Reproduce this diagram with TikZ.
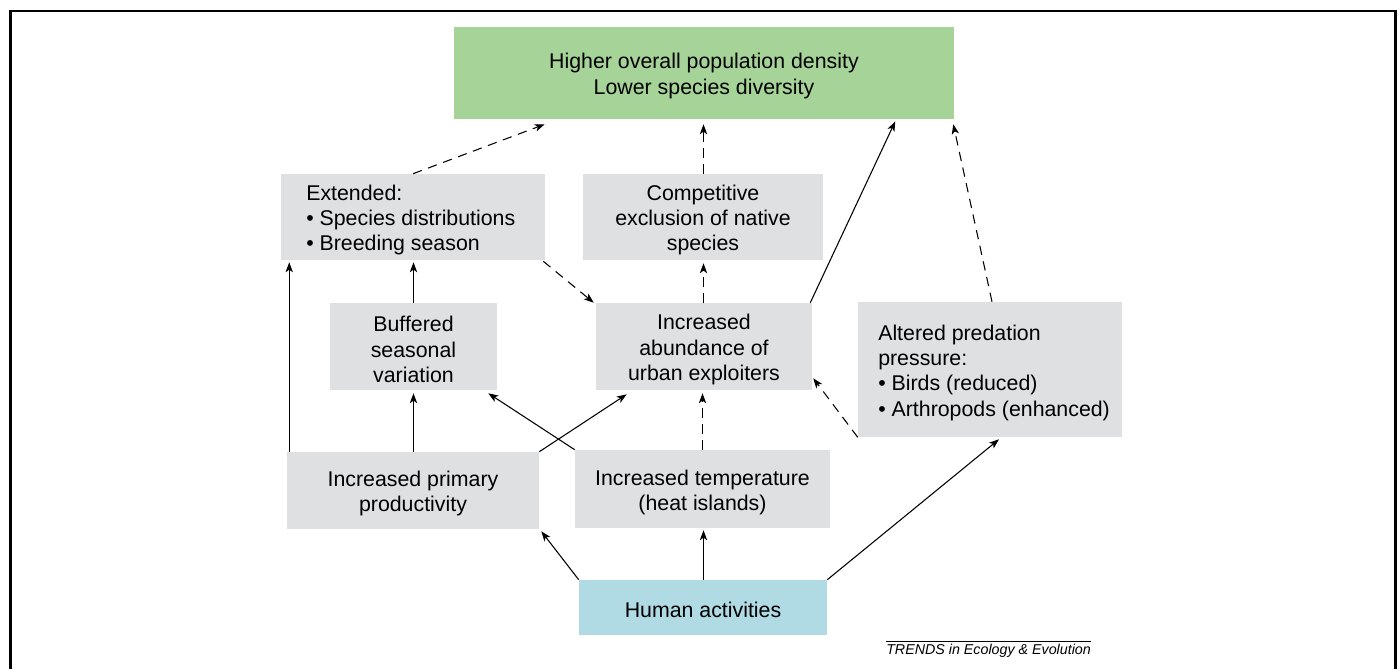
\documentclass[tikz,border=0pt]{standalone}
\usepackage{fontspec}
\setmainfont{Liberation Sans}
\usetikzlibrary{arrows.meta,calc}
\definecolor{boxgray}{RGB}{223,224,226}
\definecolor{boxgreen}{RGB}{165,211,152}
\definecolor{boxblue}{RGB}{176,218,228}
\tikzset{
  box/.style 2 args={rectangle, inner sep=0pt, minimum width={#1*0.75pt}, minimum height={#2*0.75pt}},
  gbox/.style={fill=boxgray},
  txt/.style={inner sep=0pt, align=left, font=\fontsize{16}{19}\selectfont},
  ctxt/.style={inner sep=0pt, align=center, font=\fontsize{16}{19}\selectfont},
  conn/.style={line width=0.8pt, -{Stealth[length=7.5pt,width=5.5pt,inset=2pt]}},
  dconn/.style={conn, dash pattern=on 7pt off 5pt},
}
\begin{document}
\begin{tikzpicture}[x=0.75pt,y=-0.75pt]
\useasboundingbox (0,0) rectangle (1398,669);
\fill[white] (0,0) rectangle (1398,669);
\draw[line width=1.7pt] (10.5,669) -- (10.5,11) -- (1395.5,11) -- (1395.5,669);

\node[box={500}{92}, fill=boxgreen] (green) at (704,73) {};
\node[ctxt] (greent) at (704,76) {Higher overall population density\\Lower species diversity};
\node[box={264}{86}, gbox] (ext) at (413,217) {};
\node[txt, anchor=west] (extt) at (306,220) {Extended:\\\textbullet\ Species distributions\\\textbullet\ Breeding season};
\node[box={240}{86}, gbox] (comp) at (703,217) {};
\node[ctxt] (compt) at (703,220) {Competitive\\exclusion of native\\species};
\node[box={167}{87}, gbox] (buf) at (413.5,346.5) {};
\node[ctxt] (buft) at (413.5,349.5) {Buffered\\seasonal\\variation};
\node[box={216}{87}, gbox] (abund) at (704,346.5) {};
\node[ctxt] (abundt) at (704,349.5) {Increased\\abundance of\\urban exploiters};
\node[box={264}{135}, gbox] (pred) at (990,369.5) {};
\node[txt, anchor=west] (predt) at (878,372.5) {Altered predation\\pressure:\\\textbullet\ Birds (reduced)\\\textbullet\ Arthropods (enhanced)};
\node[box={252}{77}, gbox] (prim) at (413,490.5) {};
\node[ctxt] (primt) at (413,493.5) {Increased primary\\productivity};
\node[box={255}{78}, gbox] (temp) at (702.5,489) {};
\node[ctxt] (tempt) at (702.5,492.5) {Increased temperature\\(heat islands)};
\node[box={248}{55}, fill=boxblue] (human) at (703,607.5) {};
\node[ctxt] (humant) at (703,610) {Human activities};

% connectors
\draw[dconn] (ext.north) -- ($(green.south west)+(91,5)$);
\draw[dconn] ($(comp.north)+(0.5,0)$) -- ($(comp.north |- green.south)+(0.5,5)$);
\draw[conn] ($(abund.north east)+(-2,0)$) -- ($(green.south east)+(-59,2)$);
\draw[dconn] ($(pred.north)+(2,0)$) -- ($(green.south east)+(-1,5)$);
\draw[dconn] ($(ext.south east)+(-2,1)$) -- ($(abund.north west)+(-2,0)$);
\draw[dconn] (temp.north) -- ($(temp.north |- abund.south)+(0,3)$);
\draw[dconn] ($(abund.north)+(-0.5,0)$) -- ($(abund.north |- comp.south)+(-0.5,3)$);
\draw[dconn] (pred.south west) -- ($(abund.south east)+(1,-12)$);
\draw[conn] (buf.north) -- ($(buf.north |- ext.south)+(0,2)$);
\draw[conn] ($(prim.north west)+(2.5,0)$) -- ($(ext.south west)+(8.5,2)$);
\draw[conn] ($(prim.north)+(0.5,0)$) -- ($(prim.north |- buf.south)+(0.5,3)$);
\draw[conn] (prim.north east) -- ($(abund.south west)+(31,4)$);
\draw[conn] (temp.north west) -- ($(buf.south east)+(-9,3)$);
\draw[conn] ($(human.north)+(0.5,0)$) -- ($(human.north |- temp.south)+(0.5,2)$);
\draw[conn] (human.north west) -- ($(prim.south east)+(2,2)$);
\draw[conn] (human.north east) -- ($(pred.south)+(9,2)$);

% footer
\node[inner sep=0pt, anchor=base west, font=\fontsize{10.7}{12}\selectfont\itshape] (foot) at (886,654) {TRENDS in Ecology \& Evolution};
\draw[line width=0.6pt] (foot.north west |- 0,641) -- (foot.north east |- 0,641);
\end{tikzpicture}
\end{document}
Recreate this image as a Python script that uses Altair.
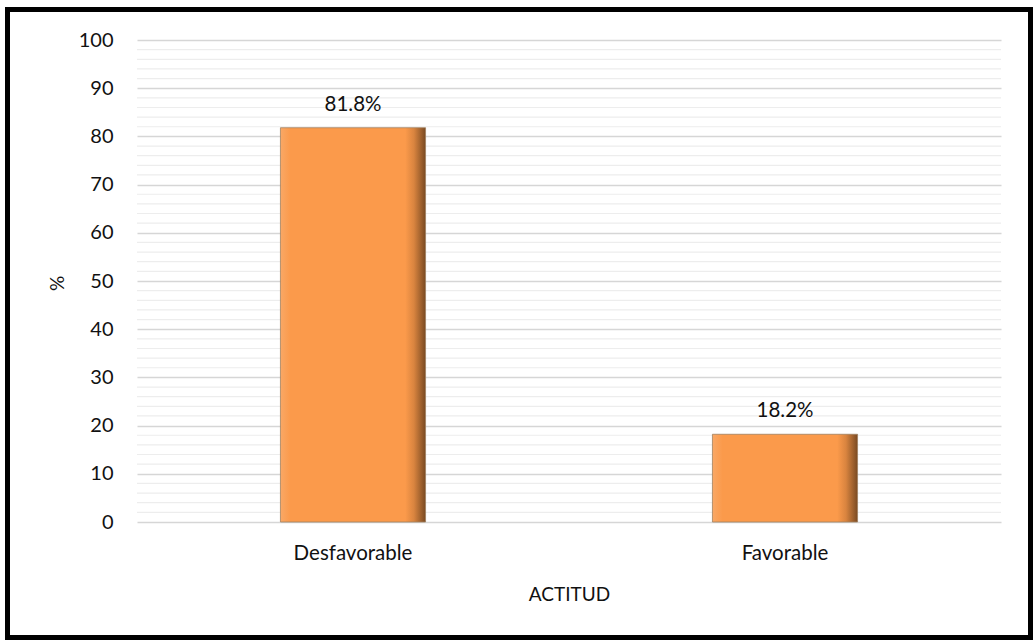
import altair as alt
import pandas as pd

categories = ["Desfavorable", "Favorable"]
values = [81.8, 18.2]
major_ticks = [0, 10, 20, 30, 40, 50, 60, 70, 80, 90, 100]
minor_ticks = [2, 4, 6, 8, 12, 14, 16, 18, 22, 24, 26, 28, 32, 34, 36, 38,
               42, 44, 46, 48, 52, 54, 56, 58, 62, 64, 66, 68, 72, 74, 76, 78,
               82, 84, 86, 88, 92, 94, 96, 98]

FONT = "Lato"
df = pd.DataFrame({"ACTITUD": categories, "pct": values})
minor_df = pd.DataFrame({"pct": minor_ticks})
frame_df = pd.DataFrame({"f": [0]})

x_enc = alt.X("ACTITUD:N", sort=categories,
              scale=alt.Scale(paddingInner=0.664, paddingOuter=0.332),
              axis=alt.Axis(title="ACTITUD", labelAngle=0, labelFontSize=20.5, labelFont=FONT,
                            labelColor="#111111", labelPadding=21, domain=False, ticks=False,
                            titleFont=FONT, titleFontSize=19, titleFontWeight="normal",
                            titleColor="#111111", titleY=72, titleBaseline="middle"))
y_scale = alt.Scale(domain=[0, 100], nice=False)
y_axis = alt.Axis(title="%", values=major_ticks, labelFontSize=20, labelFont=FONT,
                  labelColor="#111111", labelPadding=24, domain=False, ticks=False,
                  gridColor="#d6d6d6", gridWidth=1.3,
                  titleFont=FONT, titleFontSize=19, titleFontWeight="normal",
                  titleColor="#111111", titleX=-80, titleY=243,
                  titleAlign="center", titleBaseline="middle")

minor = alt.Chart(minor_df).mark_rule(color="#ededed", strokeWidth=1.2).encode(
    y=alt.Y("pct:Q", scale=y_scale, axis=y_axis)
)

bars = alt.Chart(df).mark_bar(
    color=alt.Gradient(
        gradient="linear", x1=0, x2=1, y1=0, y2=0,
        stops=[alt.GradientStop(color="#f9a866", offset=0),
               alt.GradientStop(color="#fb9a4b", offset=0.07),
               alt.GradientStop(color="#fb9a4b", offset=0.86),
               alt.GradientStop(color="#d9843f", offset=0.92),
               alt.GradientStop(color="#7a4a22", offset=1)]),
    stroke="#a08060", strokeWidth=0.8
).encode(
    x=x_enc,
    y=alt.Y("pct:Q", scale=y_scale, axis=y_axis)
)

labels = alt.Chart(df).transform_calculate(
    lab="format(datum.pct, '.1f') + '%'"
).mark_text(font=FONT, fontSize=20.5, color="#111111", baseline="alphabetic", dy=-17).encode(
    x=alt.X("ACTITUD:N", sort=categories),
    y=alt.Y("pct:Q", scale=y_scale),
    text="lab:N"
)

frame = alt.Chart(frame_df).mark_rect(filled=False, stroke="black", strokeWidth=5).encode(
    x=alt.value(-129.5), x2=alt.value(893.5), y=alt.value(-30.5), y2=alt.value(597.5)
)

chart = alt.layer(minor, bars, labels, frame).properties(
    width=864, height=482,
    autosize=alt.AutoSizeParams(type="none"),
    padding={"left": 137, "top": 40, "right": 32, "bottom": 122},
    background="white"
).configure_view(stroke=None)

chart.save("out.html", embed_options={"renderer": "svg", "actions": False})
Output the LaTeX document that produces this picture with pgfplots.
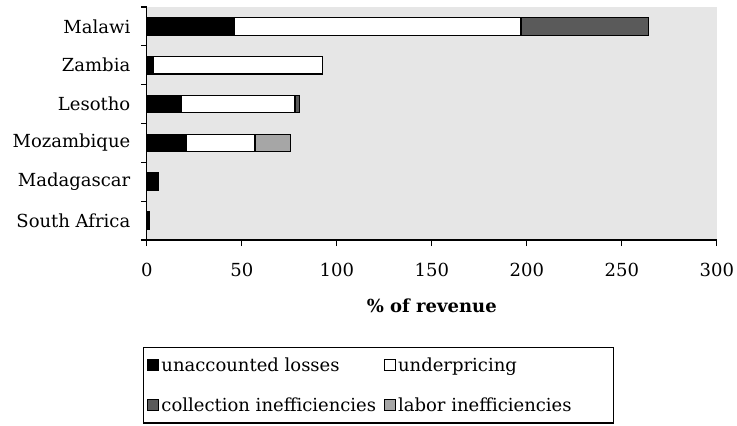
----------------------------------------
- PROBLEM TO WORK ON:
Leave out the pictures, then repeat the listing above exactly from its first line to the line with "(1395.5,11) -- (1395.5,669);", inclusive.

- WRITTEN REPLY:
Reproduce this diagram with TikZ.
\documentclass[tikz,border=0pt]{standalone}
\usepackage{fontspec}
\setmainfont{Liberation Sans}
\usetikzlibrary{arrows.meta,calc}
\definecolor{boxgray}{RGB}{223,224,226}
\definecolor{boxgreen}{RGB}{165,211,152}
\definecolor{boxblue}{RGB}{176,218,228}
\tikzset{
  box/.style 2 args={rectangle, inner sep=0pt, minimum width={#1*0.75pt}, minimum height={#2*0.75pt}},
  gbox/.style={fill=boxgray},
  txt/.style={inner sep=0pt, align=left, font=\fontsize{16}{19}\selectfont},
  ctxt/.style={inner sep=0pt, align=center, font=\fontsize{16}{19}\selectfont},
  conn/.style={line width=0.8pt, -{Stealth[length=7.5pt,width=5.5pt,inset=2pt]}},
  dconn/.style={conn, dash pattern=on 7pt off 5pt},
}
\begin{document}
\begin{tikzpicture}[x=0.75pt,y=-0.75pt]
\useasboundingbox (0,0) rectangle (1398,669);
\fill[white] (0,0) rectangle (1398,669);
\draw[line width=1.7pt] (10.5,669) -- (10.5,11) -- (1395.5,11) -- (1395.5,669);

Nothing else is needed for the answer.